Figure scripts
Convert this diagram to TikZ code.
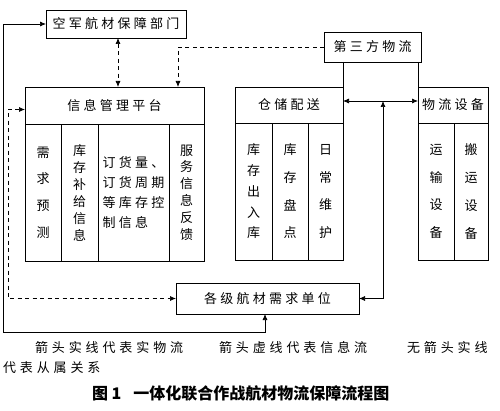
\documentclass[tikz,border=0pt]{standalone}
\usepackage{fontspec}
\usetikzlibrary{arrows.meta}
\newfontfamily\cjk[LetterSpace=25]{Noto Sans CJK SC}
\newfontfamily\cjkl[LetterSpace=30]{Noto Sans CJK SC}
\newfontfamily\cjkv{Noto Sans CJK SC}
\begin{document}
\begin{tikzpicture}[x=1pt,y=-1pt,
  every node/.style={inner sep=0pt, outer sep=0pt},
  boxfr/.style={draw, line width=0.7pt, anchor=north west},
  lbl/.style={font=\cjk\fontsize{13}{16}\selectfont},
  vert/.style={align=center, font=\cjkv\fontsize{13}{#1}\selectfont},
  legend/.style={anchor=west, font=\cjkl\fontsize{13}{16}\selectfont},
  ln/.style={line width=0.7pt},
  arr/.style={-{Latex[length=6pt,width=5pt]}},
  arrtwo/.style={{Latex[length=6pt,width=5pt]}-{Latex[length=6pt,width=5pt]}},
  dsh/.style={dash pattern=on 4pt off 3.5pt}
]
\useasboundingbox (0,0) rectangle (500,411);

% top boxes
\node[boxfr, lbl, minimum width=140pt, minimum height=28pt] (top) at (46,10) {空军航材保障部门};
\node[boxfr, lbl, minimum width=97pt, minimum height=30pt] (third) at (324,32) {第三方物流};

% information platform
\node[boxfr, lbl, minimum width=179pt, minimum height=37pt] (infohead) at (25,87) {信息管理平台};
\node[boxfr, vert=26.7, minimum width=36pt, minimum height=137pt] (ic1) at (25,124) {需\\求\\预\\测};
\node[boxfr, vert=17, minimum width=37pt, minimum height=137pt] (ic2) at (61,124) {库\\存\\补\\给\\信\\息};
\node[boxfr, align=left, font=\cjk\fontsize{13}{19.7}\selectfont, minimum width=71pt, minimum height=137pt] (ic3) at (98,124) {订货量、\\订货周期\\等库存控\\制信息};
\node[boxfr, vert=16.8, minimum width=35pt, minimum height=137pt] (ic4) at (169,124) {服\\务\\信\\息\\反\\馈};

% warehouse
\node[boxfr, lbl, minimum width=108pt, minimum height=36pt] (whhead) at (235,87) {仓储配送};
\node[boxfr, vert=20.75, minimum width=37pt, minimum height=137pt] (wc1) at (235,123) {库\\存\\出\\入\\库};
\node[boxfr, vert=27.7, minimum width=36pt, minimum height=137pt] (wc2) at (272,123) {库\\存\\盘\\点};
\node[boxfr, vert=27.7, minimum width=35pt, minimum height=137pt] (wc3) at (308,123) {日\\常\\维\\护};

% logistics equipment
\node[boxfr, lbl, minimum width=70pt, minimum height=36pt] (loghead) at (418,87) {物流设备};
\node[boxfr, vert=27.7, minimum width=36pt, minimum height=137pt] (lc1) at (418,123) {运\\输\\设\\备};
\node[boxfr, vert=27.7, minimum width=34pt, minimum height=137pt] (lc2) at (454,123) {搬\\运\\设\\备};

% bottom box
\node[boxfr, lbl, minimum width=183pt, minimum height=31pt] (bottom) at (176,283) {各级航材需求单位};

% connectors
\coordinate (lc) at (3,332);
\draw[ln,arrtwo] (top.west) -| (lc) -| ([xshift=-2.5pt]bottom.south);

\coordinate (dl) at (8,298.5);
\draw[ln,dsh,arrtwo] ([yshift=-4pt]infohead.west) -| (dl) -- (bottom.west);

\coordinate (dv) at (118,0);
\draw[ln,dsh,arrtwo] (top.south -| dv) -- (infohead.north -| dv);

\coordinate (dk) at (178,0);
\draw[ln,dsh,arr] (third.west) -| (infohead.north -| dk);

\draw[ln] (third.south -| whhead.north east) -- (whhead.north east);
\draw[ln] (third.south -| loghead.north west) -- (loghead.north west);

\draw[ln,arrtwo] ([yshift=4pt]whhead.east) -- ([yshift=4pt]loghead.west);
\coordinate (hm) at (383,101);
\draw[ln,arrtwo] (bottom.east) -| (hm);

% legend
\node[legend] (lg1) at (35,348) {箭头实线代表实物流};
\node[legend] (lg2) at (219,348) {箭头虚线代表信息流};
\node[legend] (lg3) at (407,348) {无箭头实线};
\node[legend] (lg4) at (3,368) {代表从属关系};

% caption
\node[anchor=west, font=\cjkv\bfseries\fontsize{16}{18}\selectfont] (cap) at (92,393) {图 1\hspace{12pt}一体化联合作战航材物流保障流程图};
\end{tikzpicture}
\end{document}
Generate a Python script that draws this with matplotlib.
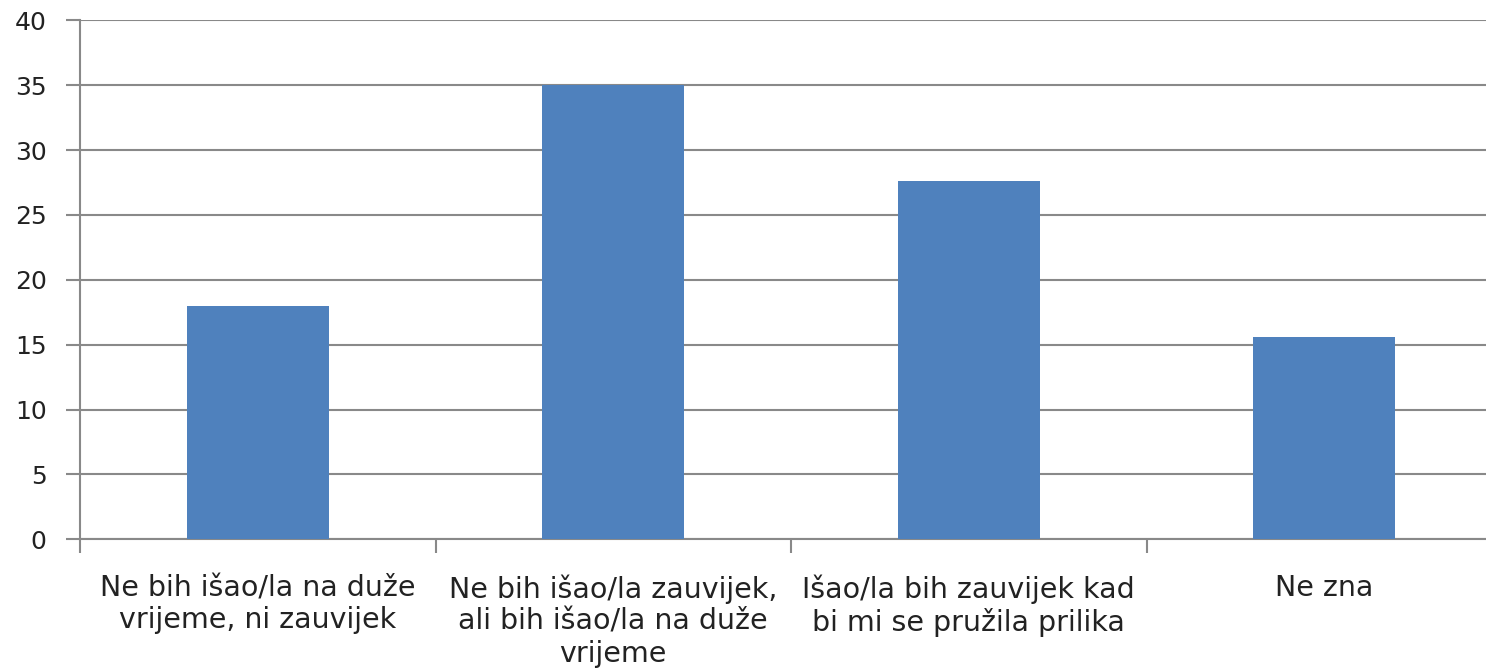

## Exercise details
Reproduce the entries above word for word. Pictures stay out.

## Result
Convert this diagram to TikZ code.
\documentclass[tikz,border=0pt]{standalone}
\usepackage{fontspec}
\usetikzlibrary{arrows.meta}
\newfontfamily\cjk[LetterSpace=25]{Noto Sans CJK SC}
\newfontfamily\cjkl[LetterSpace=30]{Noto Sans CJK SC}
\newfontfamily\cjkv{Noto Sans CJK SC}
\begin{document}
\begin{tikzpicture}[x=1pt,y=-1pt,
  every node/.style={inner sep=0pt, outer sep=0pt},
  boxfr/.style={draw, line width=0.7pt, anchor=north west},
  lbl/.style={font=\cjk\fontsize{13}{16}\selectfont},
  vert/.style={align=center, font=\cjkv\fontsize{13}{#1}\selectfont},
  legend/.style={anchor=west, font=\cjkl\fontsize{13}{16}\selectfont},
  ln/.style={line width=0.7pt},
  arr/.style={-{Latex[length=6pt,width=5pt]}},
  arrtwo/.style={{Latex[length=6pt,width=5pt]}-{Latex[length=6pt,width=5pt]}},
  dsh/.style={dash pattern=on 4pt off 3.5pt}
]
\useasboundingbox (0,0) rectangle (500,411);

% top boxes
\node[boxfr, lbl, minimum width=140pt, minimum height=28pt] (top) at (46,10) {空军航材保障部门};
\node[boxfr, lbl, minimum width=97pt, minimum height=30pt] (third) at (324,32) {第三方物流};

% information platform
\node[boxfr, lbl, minimum width=179pt, minimum height=37pt] (infohead) at (25,87) {信息管理平台};
\node[boxfr, vert=26.7, minimum width=36pt, minimum height=137pt] (ic1) at (25,124) {需\\求\\预\\测};
\node[boxfr, vert=17, minimum width=37pt, minimum height=137pt] (ic2) at (61,124) {库\\存\\补\\给\\信\\息};
\node[boxfr, align=left, font=\cjk\fontsize{13}{19.7}\selectfont, minimum width=71pt, minimum height=137pt] (ic3) at (98,124) {订货量、\\订货周期\\等库存控\\制信息};
\node[boxfr, vert=16.8, minimum width=35pt, minimum height=137pt] (ic4) at (169,124) {服\\务\\信\\息\\反\\馈};

% warehouse
\node[boxfr, lbl, minimum width=108pt, minimum height=36pt] (whhead) at (235,87) {仓储配送};
\node[boxfr, vert=20.75, minimum width=37pt, minimum height=137pt] (wc1) at (235,123) {库\\存\\出\\入\\库};
\node[boxfr, vert=27.7, minimum width=36pt, minimum height=137pt] (wc2) at (272,123) {库\\存\\盘\\点};
\node[boxfr, vert=27.7, minimum width=35pt, minimum height=137pt] (wc3) at (308,123) {日\\常\\维\\护};

% logistics equipment
\node[boxfr, lbl, minimum width=70pt, minimum height=36pt] (loghead) at (418,87) {物流设备};
\node[boxfr, vert=27.7, minimum width=36pt, minimum height=137pt] (lc1) at (418,123) {运\\输\\设\\备};
\node[boxfr, vert=27.7, minimum width=34pt, minimum height=137pt] (lc2) at (454,123) {搬\\运\\设\\备};

% bottom box
\node[boxfr, lbl, minimum width=183pt, minimum height=31pt] (bottom) at (176,283) {各级航材需求单位};

% connectors
\coordinate (lc) at (3,332);
\draw[ln,arrtwo] (top.west) -| (lc) -| ([xshift=-2.5pt]bottom.south);

\coordinate (dl) at (8,298.5);
\draw[ln,dsh,arrtwo] ([yshift=-4pt]infohead.west) -| (dl) -- (bottom.west);

\coordinate (dv) at (118,0);
\draw[ln,dsh,arrtwo] (top.south -| dv) -- (infohead.north -| dv);

\coordinate (dk) at (178,0);
\draw[ln,dsh,arr] (third.west) -| (infohead.north -| dk);

\draw[ln] (third.south -| whhead.north east) -- (whhead.north east);
\draw[ln] (third.south -| loghead.north west) -- (loghead.north west);

\draw[ln,arrtwo] ([yshift=4pt]whhead.east) -- ([yshift=4pt]loghead.west);
\coordinate (hm) at (383,101);
\draw[ln,arrtwo] (bottom.east) -| (hm);

% legend
\node[legend] (lg1) at (35,348) {箭头实线代表实物流};
\node[legend] (lg2) at (219,348) {箭头虚线代表信息流};
\node[legend] (lg3) at (407,348) {无箭头实线};
\node[legend] (lg4) at (3,368) {代表从属关系};

% caption
\node[anchor=west, font=\cjkv\bfseries\fontsize{16}{18}\selectfont] (cap) at (92,393) {图 1\hspace{12pt}一体化联合作战航材物流保障流程图};
\end{tikzpicture}
\end{document}
Generate a Python script that draws this with matplotlib.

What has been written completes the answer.